At Margaret Corbin Circle I stopped to survey the parade before entering Fort Tryon Park. I marveled at all of the families streaming into the park with the line so long I could not see the end. As far as I could see I spied children walking, biking, or on scooters by their parents’ sides. Some rode on their parents’ shoulders or were tiny enough to be in a mother’s or father’s arms. Everyone seemed so happy.
At the end of the Heather Garden the children piled onto a set of steps while parents snapped photos.
Many families lingered after the parade to visit and talk while their kids, Ellie included, swirled in their costumes with popsicles in hand and pals all around.
Several parents asked if we would do this again next year. The other organizers and I emphatically agreed that one should happen. The tradition of a parade in the spirit of tolerance should carry on.
It is Sunday evening as I write this, and I can hear my Ellie singing “Let It Go” as she prepares for bedtime. The parade is hours behind us now but it has left a warm, cheerful glow in our home.
Despite the news syndicate attention that followed Ellie from Bennett to Fort Tryon Parks this was merely a day for her celebrate being a superhero with everyone else.

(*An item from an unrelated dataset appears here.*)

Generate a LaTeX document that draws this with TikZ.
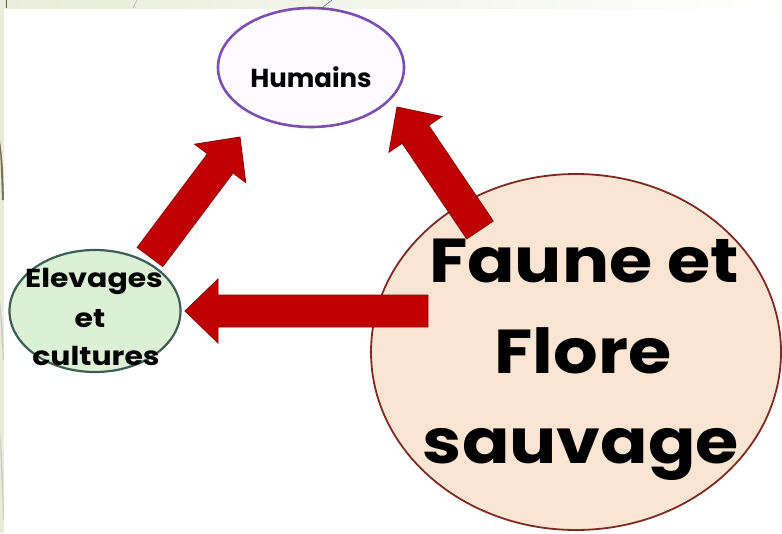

We have had some family conversations today about what Ellie saw and how many girls were dressed like Batman and Spiderman. We pointed out that it is true that girls can be superheroes, too. She seemed to agree in quiet assent. We will continue to use the experience as a teachable moment.
About a dozen articles have surfaced about our story and the parade over the last few days. I have printed every single one of them that I will keep pristine for her in a folder.
However, right now Ellie knows nothing about this underlying chatter and the stir she has caused by just wanting to be Spiderman. To be who she is in her make believe land.
Later, when she is a bit older, she and I with my husband will discuss how she was a real life superhero by inspiring a whole community to want something better for its children so it banded together to teach a positive message to our boys and girls about loving who they are and each other.